Sentiment tracking tools scan employee feedback across surveys, chats, or forums to reveal hidden resistance that traditional check-ins might miss.
Adoption metrics become richer when AI detects usage patterns you wouldn’t notice on your own.
The result is a change that feels smoother and more personalized, because you’re addressing challenges as they emerge, not months later.
Simplifying change management strategies with Freshservice
Adopting change is easier when you have the right platform to guide the process.

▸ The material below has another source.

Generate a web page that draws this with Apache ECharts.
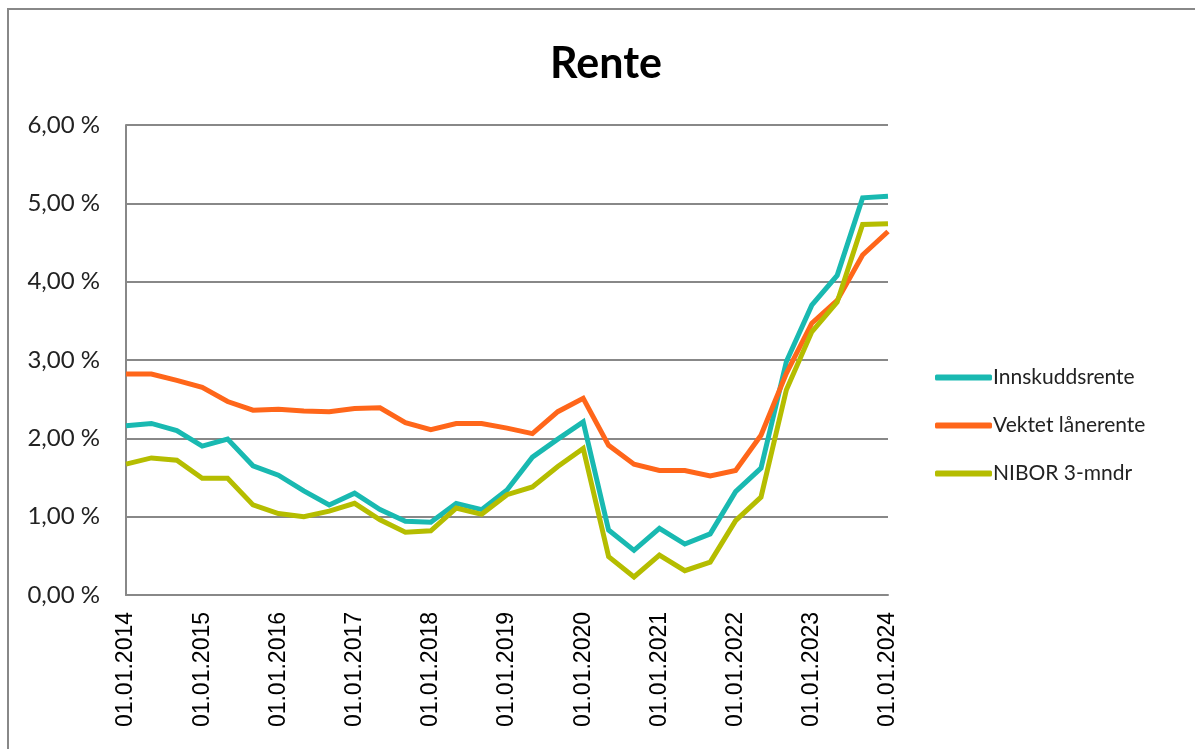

Freshservice, with its intuitive change management features, can streamline this process by automating workflows, tracking progress, and ensuring better collaboration across teams.
Freshservice’s unified IT management platform:
Equips you with built-in approval workflows to ensure changes are controlled and compliant.
Empowers you with built-in analytics to implement change initiatives efficiently while minimizing operational risks.
Simplifies change processes, enhances collaboration, and ensures smooth execution with an AI-driven IT service management (ITSM) platform.
Provides better visibility and improved communication across teams via seamless integrations and a structured framework.
Frequently asked questions related to change management strategies
What makes a change management strategy effective?
An effective strategy aligns people, processes, and technology, communicates clearly, anticipates resistance, and measures impact. It ensures that adoption feels purposeful and supported, and delivers lasting business value.
What are the key steps in building a change management strategy?
Building a successful change management strategy involves several key steps. First, define the vision and assess the impact of the change. Next, involve relevant stakeholders to ensure buy-in and support. Then, design effective communication and training plans to help everyone adapt. Implement the change in phases, tracking adoption along the way. Finally, continuously refine the strategy based on feedback and results. These steps are essential for turning a strategy into a living, adaptable framework that drives successful change.
How do organizational and IT change management differ?
Organizational change focuses on culture, behaviors, and structure, while IT change emphasizes systems, workflows, and risks. Together, they balance people and technology to drive transformation without disruption.
What are common change management models?
Widely used change management models include Kotter’s 8-Step, ADKAR, Lewin’s Unfreeze–Change–Refreeze, and Bridges’ Transition Model. Each of these models offers structured steps to guide adoption, sustain momentum, and minimize resistance
What are examples of successful change management strategies?
Change management strategy examples include co-creation workshops, phased rollouts, pilot programs, visible leadership sponsorship, and culture “hacks.” These demonstrate impact, build trust, and generate momentum across organizations.
How does training support change management strategies?
Training equips employees with skills and confidence to embrace change. When role-specific, just-in-time, and ongoing, it transforms uncertainty into competence and accelerates adoption across teams.
What tools support effective change management strategies?
Key tools include ITSM platforms for approvals, survey tools for sentiment, analytics dashboards for KPIs, and collaboration software for communication. These tools help you monitor and sustain change.